The Ford Motor company’s transition from tough managerialism, a management philosophy based on the uncompromising pursuit of tight control over all employees, to a strategy of willing participation and involvement. Guest argues that if the term human resource management (HRM) is to have any social scientific value it should be defined in such a way as to differentiate it from traditional personnel management (Guest, 1987: 503). He then proposes that HRM constitutes one of Ford’s models of best personnel practice, that few UK organizations practice HRM, but that there might be a slow trend in that direction, as evidenced by the increasing adoption of HRM policies such as employee involvement.

The definition of HRM is a set of policies designed to maximize organizational integration, employee commitment, flexibility and quality of work. The HRM model is characterized as being people-oriented with an emphasis on the maximization of individual talent and consultation with the workforce. For Guest, the only companies practicing this model completely in the UK are IBM and Hewlett-Packard. The three other major personnel models Guest describes are: first, the paternalist welfare model, characterized by careful selection, training and treatment of staff, with a strong customer focus, a prime example of which is Marks & Spencer.

Second, the Production model based on tough, consistent industrial relations practice, focusing on the maintenance of efficient continuity of production, exemplified by Ford Motor Company. Third, the professional model which emphasizes professionalism in four core activities: selection, training, pay and industrial relations. Firms such as ICI, Unilever and some of the major oil companies’ are cited examples of this model. The effective adoption of the various models depends on the appropriateness of particular practices to particular industrial settings.

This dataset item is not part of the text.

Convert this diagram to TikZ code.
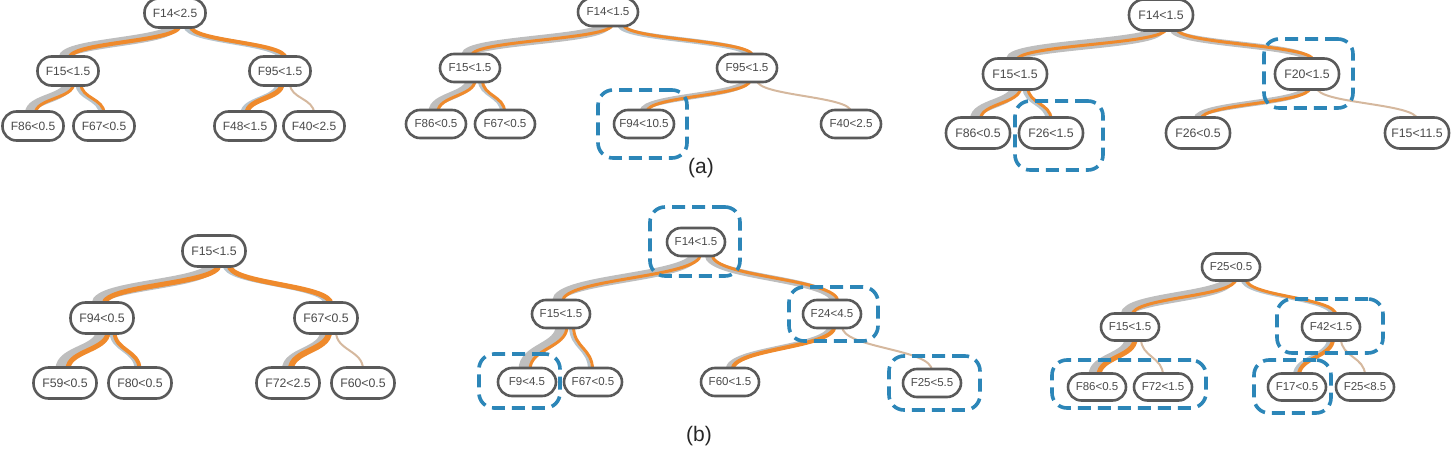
\documentclass[tikz,border=0pt]{standalone}
\usepackage{fontspec}
\setmainfont{Liberation Sans}
\usetikzlibrary{calc,backgrounds}
\definecolor{ndgray}{HTML}{5A5A5A}
\definecolor{txtgray}{HTML}{4A4A4A}
\definecolor{flowgray}{HTML}{BEBEBE}
\definecolor{flowblue}{HTML}{B8C4CC}
\definecolor{floworange}{HTML}{EF8A2C}
\definecolor{flowtan}{HTML}{D5B89E}
\definecolor{hlblue}{HTML}{2C86B8}
\def\ndW{61pt}\def\ndH{29pt}\def\ndR{14pt}\def\ndF{12}
\tikzset{
 nd/.style={draw=ndgray, line width=2.6pt, fill=white, rounded corners=\ndR, minimum width=\ndW, minimum height=\ndH, inner sep=0pt, text=txtgray, font=\fontsize{\ndF}{\ndF}\selectfont},
 hl/.style={draw=hlblue, line width=3.6pt, dash pattern=on 13pt off 7pt, rounded corners=15pt, inner sep=0pt},
 gflow/.style={line cap=butt},
 oflow/.style={draw=floworange, line cap=butt},
 tflow/.style={draw=flowtan, line width=2pt, line cap=butt},
 caplabel/.style={font=\fontsize{21}{25}\selectfont, text=black!85, inner sep=0pt}
}
% one strand from parent bottom to child top
\newcommand\onestrand[5]{%
  \path ($(#2.south)+({#4},-3)$) coordinate (s) ($(#3.north)+({#5},3)$) coordinate (e);
  \path ($(s)!0.5!(e)$) coordinate (m);
  \draw[#1] (s) .. controls (s|-m) and (e|-m) .. (e);
}
% gray band + orange line; args: [graycolor] parent child graywidth orangewidth parentx0 childx0
\newcommand\edgeflow[7][flowgray]{%
  \onestrand{gflow, draw=#1, line width=#4pt}{#2}{#3}{#6-#5/2}{#7-#5/2}
  \onestrand{oflow, line width=#5pt}{#2}{#3}{#6+#4/2}{#7+#4/2}
}
\newcommand\edgetan[4]{\onestrand{tflow}{#1}{#2}{#3}{#4}}

\begin{document}
\begin{tikzpicture}[x=1pt,y=-1pt]
\useasboundingbox (0,0) rectangle (1454,454);
\clip (0,0) rectangle (1454,454);

% ---------------- Tree 1 ----------------
\begin{scope}
\def\ndW{61pt}\def\ndH{29pt}\def\ndR{14pt}\def\ndF{12}
\node[nd] (aR)   at (175,13)  {F14<2.5};
\node[nd] (aL)   at (68,71)   {F15<1.5};
\node[nd] (aRR)  at (280,71)  {F95<1.5};
\node[nd] (aLL)  at (33,126)  {F86<0.5};
\node[nd] (aLR)  at (104,126) {F67<0.5};
\node[nd] (aRL)  at (245,126) {F48<1.5};
\node[nd] (aRRR) at (314,126) {F40<2.5};
\begin{scope}[on background layer]
\edgeflow{aR}{aL}{9}{4}{0}{-3}
\edgeflow[flowblue]{aR}{aRR}{5}{4}{13}{3}
\edgeflow{aL}{aLL}{9}{3}{1}{-2}
\edgeflow[flowblue]{aL}{aLR}{4}{3}{11}{-2}
\edgeflow[flowblue]{aRR}{aRL}{4}{5}{0}{0}
\edgetan{aRR}{aRRR}{10}{0}
\end{scope}
\end{scope}

% ---------------- Tree 2 ----------------
\begin{scope}
\def\ndW{60pt}\def\ndH{28pt}\def\ndR{14pt}\def\ndF{11.6}
\node[nd] (bR)   at (608,12)  {F14<1.5};
\node[nd] (bL)   at (470,68)  {F15<1.5};
\node[nd] (bRR)  at (747,68)  {F95<1.5};
\node[nd] (bLL)  at (436,124) {F86<0.5};
\node[nd] (bLR)  at (505,124) {F67<0.5};
\node[nd] (bRL)  at (644,124) {F94<10.5};
\node[nd] (bRRR) at (851,124) {F40<2.5};
\begin{scope}[on background layer]
\edgeflow{bR}{bL}{9}{3}{0}{-3}
\edgeflow[flowblue]{bR}{bRR}{5}{3}{13}{3}
\edgeflow{bL}{bLL}{8}{3}{1}{-2}
\edgeflow[flowblue]{bL}{bLR}{3}{3}{11}{-2}
\edgeflow{bRR}{bRL}{6}{3}{0}{0}
\edgetan{bRR}{bRRR}{10}{0}
\end{scope}
\node[hl, minimum width=89pt, minimum height=68pt] (hb1) at (642.5,124) {};
\node[caplabel] (capA) at (701,168) {(a)};
\end{scope}

% ---------------- Tree 3 ----------------
\begin{scope}
\def\ndW{64pt}\def\ndH{31pt}\def\ndR{15pt}\def\ndF{12.3}
\node[nd] (cR)   at (1161,15)  {F14<1.5};
\node[nd] (cL)   at (1015,74)  {F15<1.5};
\node[nd] (cRR)  at (1307,74)  {F20<1.5};
\node[nd] (cLL)  at (978,133)  {F86<0.5};
\node[nd] (cLR)  at (1051,133) {F26<1.5};
\node[nd] (cRL)  at (1198,133) {F26<0.5};
\node[nd] (cRRR) at (1417,133) {F15<11.5};
\begin{scope}[on background layer]
\edgeflow{cR}{cL}{10}{3}{0}{-3}
\edgeflow{cR}{cRR}{6}{3}{13}{3}
\edgeflow{cL}{cLL}{9}{3}{1}{-2}
\edgeflow[flowblue]{cL}{cLR}{4}{3}{11}{-2}
\edgeflow{cRR}{cRL}{6}{3}{0}{0}
\edgetan{cRR}{cRRR}{10}{0}
\end{scope}
\node[hl, minimum width=89pt, minimum height=69pt] (hc1) at (1308.5,73.5) {};
\node[hl, minimum width=88pt, minimum height=69pt] (hc2) at (1059,135.5) {};
\end{scope}

% ---------------- Tree 4 ----------------
\begin{scope}
\def\ndW{63pt}\def\ndH{31pt}\def\ndR{15pt}\def\ndF{12.3}
\node[nd] (dR)   at (214,251) {F15<1.5};
\node[nd] (dL)   at (102,318) {F94<0.5};
\node[nd] (dRR)  at (326,318) {F67<0.5};
\node[nd] (dLL)  at (65,383)  {F59<0.5};
\node[nd] (dLR)  at (140,383) {F80<0.5};
\node[nd] (dRL)  at (288,383) {F72<2.5};
\node[nd] (dRRR) at (363,383) {F60<0.5};
\begin{scope}[on background layer]
\edgeflow{dR}{dL}{10}{5}{0}{-3}
\edgeflow[flowblue]{dR}{dRR}{4}{5}{13}{3}
\edgeflow{dL}{dLL}{10}{5}{1}{-2}
\edgeflow[flowblue]{dL}{dLR}{3}{4}{11}{-2}
\edgeflow{dRR}{dRL}{6}{6}{0}{0}
\edgetan{dRR}{dRRR}{10}{0}
\end{scope}
\end{scope}

% ---------------- Tree 5 ----------------
\begin{scope}
\def\ndW{58pt}\def\ndH{28pt}\def\ndR{14pt}\def\ndF{11.5}
\node[nd] (eR)   at (696,242) {F14<1.5};
\node[nd] (eL)   at (561,314) {F15<1.5};
\node[nd] (eRR)  at (832,314) {F24<4.5};
\node[nd] (eLL)  at (527,382) {F9<4.5};
\node[nd] (eLR)  at (593,382) {F67<0.5};
\node[nd] (eRL)  at (730,382) {F60<1.5};
\node[nd] (eRRR) at (932,383) {F25<5.5};
\begin{scope}[on background layer]
\edgeflow{eR}{eL}{9}{3}{0}{-3}
\edgeflow{eR}{eRR}{6}{3}{13}{3}
\edgeflow{eL}{eLL}{10}{3}{1}{-2}
\edgeflow[flowblue]{eL}{eLR}{3}{3}{11}{-2}
\edgeflow{eRR}{eRL}{5}{4}{0}{0}
\edgetan{eRR}{eRRR}{10}{0}
\end{scope}
\node[hl, minimum width=90pt, minimum height=69pt] (he1) at (695,241.5) {};
\node[hl, minimum width=89pt, minimum height=54pt] (he2) at (833.5,314) {};
\node[hl, minimum width=81pt, minimum height=54pt] (he3) at (519.5,381) {};
\node[hl, minimum width=91pt, minimum height=54pt] (he4) at (934.5,383) {};
\node[caplabel] (capB) at (699,436) {(b)};
\end{scope}

% ---------------- Tree 6 ----------------
\begin{scope}
\def\ndW{58pt}\def\ndH{27pt}\def\ndR{13.5pt}\def\ndF{11.5}
\node[nd] (fR)   at (1231,267) {F25<0.5};
\node[nd] (fL)   at (1130,327) {F15<1.5};
\node[nd] (fRR)  at (1331,327) {F42<1.5};
\node[nd] (fLL)  at (1097,387) {F86<0.5};
\node[nd] (fLR)  at (1163,387) {F72<1.5};
\node[nd] (fRL)  at (1297,387) {F17<0.5};
\node[nd] (fRRR) at (1365,387) {F25<8.5};
\begin{scope}[on background layer]
\edgeflow{fR}{fL}{10}{3}{0}{-3}
\edgeflow[flowblue]{fR}{fRR}{4}{3}{13}{3}
\edgeflow{fL}{fLL}{8}{5}{1}{-2}
\edgetan{fL}{fLR}{11}{0}
\edgeflow[flowblue]{fRR}{fRL}{4}{4}{0}{0}
\edgetan{fRR}{fRRR}{10}{0}
\end{scope}
\node[hl, minimum width=106pt, minimum height=54pt] (hf1) at (1330,326) {};
\node[hl, minimum width=154pt, minimum height=48pt] (hf2) at (1129,384) {};
\node[hl, minimum width=77pt, minimum height=53pt] (hf3) at (1292.5,386.5) {};
\end{scope}
\end{tikzpicture}
\end{document}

In many ways, Ford exemplifies the difficulties associated with a shit from what Guest labels a production paradigm towards HRM. Ford’s management argue that Ford, as indeed are most major western companies, is in the throes of a long-term transition and displays features common to more than one of Guest’s ideal types. Guest also suggests the embracing HRM principles may significantly enhance a company’s image. A company seen to be in the forefront of the management of human resources may gain advantages in the market place. (Guest, 1988: 10).

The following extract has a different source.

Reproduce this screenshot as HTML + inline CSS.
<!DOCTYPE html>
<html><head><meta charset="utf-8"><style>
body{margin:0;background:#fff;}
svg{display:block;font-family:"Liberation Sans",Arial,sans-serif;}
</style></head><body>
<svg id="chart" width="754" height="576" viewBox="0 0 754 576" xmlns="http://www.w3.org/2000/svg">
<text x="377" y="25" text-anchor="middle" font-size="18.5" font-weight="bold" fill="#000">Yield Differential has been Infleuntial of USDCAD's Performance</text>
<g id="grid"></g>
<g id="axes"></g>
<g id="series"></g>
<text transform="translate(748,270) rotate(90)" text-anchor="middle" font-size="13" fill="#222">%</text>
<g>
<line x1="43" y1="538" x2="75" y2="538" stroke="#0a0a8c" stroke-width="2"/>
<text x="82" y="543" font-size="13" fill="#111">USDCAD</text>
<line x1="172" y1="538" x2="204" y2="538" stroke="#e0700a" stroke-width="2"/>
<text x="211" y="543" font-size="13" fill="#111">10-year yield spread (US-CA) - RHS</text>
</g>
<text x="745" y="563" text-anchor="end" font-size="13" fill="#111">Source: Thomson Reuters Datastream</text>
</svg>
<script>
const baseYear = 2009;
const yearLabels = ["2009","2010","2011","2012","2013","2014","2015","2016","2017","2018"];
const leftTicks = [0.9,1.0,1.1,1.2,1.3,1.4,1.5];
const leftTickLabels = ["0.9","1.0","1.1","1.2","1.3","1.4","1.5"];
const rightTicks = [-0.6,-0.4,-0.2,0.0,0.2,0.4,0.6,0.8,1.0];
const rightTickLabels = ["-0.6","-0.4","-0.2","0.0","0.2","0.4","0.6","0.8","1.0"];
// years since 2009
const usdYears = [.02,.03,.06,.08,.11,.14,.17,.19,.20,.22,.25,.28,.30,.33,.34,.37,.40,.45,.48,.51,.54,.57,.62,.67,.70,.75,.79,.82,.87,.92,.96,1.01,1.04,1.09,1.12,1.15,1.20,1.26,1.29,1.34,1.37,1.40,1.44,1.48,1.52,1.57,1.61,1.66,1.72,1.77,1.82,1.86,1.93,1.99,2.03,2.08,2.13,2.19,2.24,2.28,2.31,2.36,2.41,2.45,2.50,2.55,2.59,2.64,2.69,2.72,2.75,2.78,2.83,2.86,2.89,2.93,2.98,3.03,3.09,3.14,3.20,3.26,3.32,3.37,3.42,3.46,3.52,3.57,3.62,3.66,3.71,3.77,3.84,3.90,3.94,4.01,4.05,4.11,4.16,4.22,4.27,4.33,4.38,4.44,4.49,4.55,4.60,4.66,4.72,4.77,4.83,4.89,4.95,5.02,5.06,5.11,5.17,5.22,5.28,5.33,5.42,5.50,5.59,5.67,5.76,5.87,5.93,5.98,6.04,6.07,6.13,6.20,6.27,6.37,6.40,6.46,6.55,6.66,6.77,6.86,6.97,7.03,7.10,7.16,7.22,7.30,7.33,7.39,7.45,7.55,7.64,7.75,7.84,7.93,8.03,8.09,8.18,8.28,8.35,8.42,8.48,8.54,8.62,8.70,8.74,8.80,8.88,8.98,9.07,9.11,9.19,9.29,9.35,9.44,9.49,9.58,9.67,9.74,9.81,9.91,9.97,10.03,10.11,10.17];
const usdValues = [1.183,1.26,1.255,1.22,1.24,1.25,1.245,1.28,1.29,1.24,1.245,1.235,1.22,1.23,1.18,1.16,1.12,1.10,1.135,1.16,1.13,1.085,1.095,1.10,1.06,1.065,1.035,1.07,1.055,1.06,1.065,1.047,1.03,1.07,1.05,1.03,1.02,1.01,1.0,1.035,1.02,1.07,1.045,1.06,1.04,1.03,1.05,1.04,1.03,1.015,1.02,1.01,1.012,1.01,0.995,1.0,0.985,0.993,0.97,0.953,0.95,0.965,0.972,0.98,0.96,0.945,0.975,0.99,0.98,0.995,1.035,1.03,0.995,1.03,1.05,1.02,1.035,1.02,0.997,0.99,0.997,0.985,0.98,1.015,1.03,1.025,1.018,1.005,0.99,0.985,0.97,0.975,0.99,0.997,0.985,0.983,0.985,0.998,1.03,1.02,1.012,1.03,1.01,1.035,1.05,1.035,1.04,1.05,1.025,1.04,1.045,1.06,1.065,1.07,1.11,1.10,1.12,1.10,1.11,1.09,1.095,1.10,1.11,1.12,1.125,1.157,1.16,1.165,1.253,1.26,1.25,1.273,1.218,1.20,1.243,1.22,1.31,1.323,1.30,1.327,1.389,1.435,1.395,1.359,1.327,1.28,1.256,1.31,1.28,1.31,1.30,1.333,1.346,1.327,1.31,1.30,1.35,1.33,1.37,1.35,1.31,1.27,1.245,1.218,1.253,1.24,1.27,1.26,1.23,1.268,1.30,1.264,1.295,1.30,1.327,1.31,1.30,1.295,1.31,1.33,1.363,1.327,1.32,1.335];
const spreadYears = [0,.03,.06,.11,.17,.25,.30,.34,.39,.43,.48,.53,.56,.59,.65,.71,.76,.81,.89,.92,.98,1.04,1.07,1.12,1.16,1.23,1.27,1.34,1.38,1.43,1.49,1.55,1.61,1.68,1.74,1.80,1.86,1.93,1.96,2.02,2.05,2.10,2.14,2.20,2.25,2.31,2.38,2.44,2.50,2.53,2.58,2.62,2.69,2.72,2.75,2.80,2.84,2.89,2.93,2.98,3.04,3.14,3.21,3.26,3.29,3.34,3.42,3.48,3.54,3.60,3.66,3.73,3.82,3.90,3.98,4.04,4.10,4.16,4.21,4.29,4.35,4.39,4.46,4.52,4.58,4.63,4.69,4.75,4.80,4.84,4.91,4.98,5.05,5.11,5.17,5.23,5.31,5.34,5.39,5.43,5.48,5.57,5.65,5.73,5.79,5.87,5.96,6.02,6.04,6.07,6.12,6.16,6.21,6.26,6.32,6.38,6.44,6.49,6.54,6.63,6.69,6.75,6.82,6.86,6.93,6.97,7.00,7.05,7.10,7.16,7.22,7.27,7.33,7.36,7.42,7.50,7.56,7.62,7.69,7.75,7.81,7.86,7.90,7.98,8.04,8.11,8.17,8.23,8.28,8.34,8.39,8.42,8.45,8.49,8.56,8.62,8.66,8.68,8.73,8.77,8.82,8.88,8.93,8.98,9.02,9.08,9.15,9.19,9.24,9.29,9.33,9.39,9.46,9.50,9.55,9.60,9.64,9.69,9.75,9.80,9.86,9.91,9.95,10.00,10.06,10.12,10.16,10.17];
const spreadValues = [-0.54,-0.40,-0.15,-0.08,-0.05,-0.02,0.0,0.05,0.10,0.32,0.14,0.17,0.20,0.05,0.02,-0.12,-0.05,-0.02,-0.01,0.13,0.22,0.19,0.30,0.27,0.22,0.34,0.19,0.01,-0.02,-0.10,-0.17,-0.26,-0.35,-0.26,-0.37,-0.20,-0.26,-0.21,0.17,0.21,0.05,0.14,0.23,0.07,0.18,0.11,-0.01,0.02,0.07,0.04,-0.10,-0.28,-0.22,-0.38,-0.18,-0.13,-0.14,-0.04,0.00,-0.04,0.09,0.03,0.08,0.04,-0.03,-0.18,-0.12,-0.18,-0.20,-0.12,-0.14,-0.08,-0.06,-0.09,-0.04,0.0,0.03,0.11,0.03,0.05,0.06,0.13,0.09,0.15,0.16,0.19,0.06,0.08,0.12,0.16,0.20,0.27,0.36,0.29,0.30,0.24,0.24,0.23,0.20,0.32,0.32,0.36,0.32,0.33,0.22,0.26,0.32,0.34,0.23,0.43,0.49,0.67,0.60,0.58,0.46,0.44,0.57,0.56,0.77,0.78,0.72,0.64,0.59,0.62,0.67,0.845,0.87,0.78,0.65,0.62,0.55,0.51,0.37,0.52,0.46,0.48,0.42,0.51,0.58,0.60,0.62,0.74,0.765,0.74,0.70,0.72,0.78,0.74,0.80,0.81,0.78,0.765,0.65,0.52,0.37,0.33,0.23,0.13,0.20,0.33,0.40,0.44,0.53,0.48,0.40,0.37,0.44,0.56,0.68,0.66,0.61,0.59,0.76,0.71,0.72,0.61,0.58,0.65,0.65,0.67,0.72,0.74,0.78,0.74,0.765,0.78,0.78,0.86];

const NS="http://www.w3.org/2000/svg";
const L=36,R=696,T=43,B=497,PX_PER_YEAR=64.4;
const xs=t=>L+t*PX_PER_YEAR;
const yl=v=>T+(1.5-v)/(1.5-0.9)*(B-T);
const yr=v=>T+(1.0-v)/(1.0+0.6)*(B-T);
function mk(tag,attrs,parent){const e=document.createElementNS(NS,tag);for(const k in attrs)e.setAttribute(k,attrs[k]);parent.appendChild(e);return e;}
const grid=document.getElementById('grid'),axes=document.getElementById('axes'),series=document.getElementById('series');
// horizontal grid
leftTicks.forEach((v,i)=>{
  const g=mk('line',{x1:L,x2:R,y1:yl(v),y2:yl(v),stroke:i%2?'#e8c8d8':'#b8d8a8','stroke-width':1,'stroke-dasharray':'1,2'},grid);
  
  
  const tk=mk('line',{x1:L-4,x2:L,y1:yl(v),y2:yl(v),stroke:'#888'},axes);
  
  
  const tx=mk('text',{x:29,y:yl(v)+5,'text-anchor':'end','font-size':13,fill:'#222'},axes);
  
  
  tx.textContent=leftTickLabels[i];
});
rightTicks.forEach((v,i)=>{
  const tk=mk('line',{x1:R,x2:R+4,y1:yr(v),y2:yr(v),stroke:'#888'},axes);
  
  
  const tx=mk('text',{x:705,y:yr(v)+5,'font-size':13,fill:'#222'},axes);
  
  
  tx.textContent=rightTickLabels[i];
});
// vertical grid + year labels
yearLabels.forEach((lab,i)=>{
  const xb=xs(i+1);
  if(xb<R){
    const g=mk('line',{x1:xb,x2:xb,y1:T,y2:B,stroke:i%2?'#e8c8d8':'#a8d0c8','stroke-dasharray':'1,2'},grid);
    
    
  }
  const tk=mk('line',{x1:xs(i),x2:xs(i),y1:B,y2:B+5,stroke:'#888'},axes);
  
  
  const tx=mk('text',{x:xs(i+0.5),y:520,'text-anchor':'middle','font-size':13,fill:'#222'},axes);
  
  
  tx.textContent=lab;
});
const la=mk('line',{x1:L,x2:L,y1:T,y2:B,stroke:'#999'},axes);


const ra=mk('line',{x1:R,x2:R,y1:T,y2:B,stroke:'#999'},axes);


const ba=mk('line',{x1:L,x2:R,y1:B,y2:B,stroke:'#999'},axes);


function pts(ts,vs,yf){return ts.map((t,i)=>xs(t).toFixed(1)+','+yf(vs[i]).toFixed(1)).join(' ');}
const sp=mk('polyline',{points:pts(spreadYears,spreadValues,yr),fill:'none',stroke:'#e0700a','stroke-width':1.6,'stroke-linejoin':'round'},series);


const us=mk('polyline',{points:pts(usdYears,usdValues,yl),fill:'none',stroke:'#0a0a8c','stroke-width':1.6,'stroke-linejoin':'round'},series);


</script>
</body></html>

First, it may attract sales through an image of social responsibility and quality. Ford, for instance, launched crucial new products between 1990 and 1992 with advertisements whose central image was employees participating in personal development. Ford Motor Company in the 1980s provided a powerful example of major changes in personnel practice. They chose to concentrate on Ford for two reasons: (a) because of its paradigmatic importance as progenitor of the traditional production approach; and (b) because of the magnitude of the chance it initiated during the 1980s which reflected a critical re-evaluation of the production approach and a significant move in the direction of HRM for strategic reasons.

Ford is synonymous with the creation of a particular management style- Fordism based on hierarchical decision-making with strict functional specialization, tightly defined job design and specialized machinery to mass produce a standard product for mass markets (Starkey & Mckinlay , 1989). A conjunction of market and technological factors stimulated Ford’s continuing efforts to redesign jobs, its mode of organization and its prevailing culture. The organizational model for Ford’s rethinking of its approach to personnel management was, in part, Japanese-inspired. The company’s close links with Mazda, in which it owns a 25 a percent stake, serves as a source of competitive bench-marking. This bench-marking formed the basis of its long-term strategy.

The pre-existing Fordist system provided important elements of continuity. The attempt to reconcile Ford’s short and long term and long-term objectives has mean that the company is negotiating a major transition period; on the one hand, striving to introduce aspects of Japan-like industrial organization in preparation for future strategic change, whilst, on the other hand, maintaining established managerial practices and work organization patterns essential to current competitiveness. (Starkey and Mckinly 1989: 94).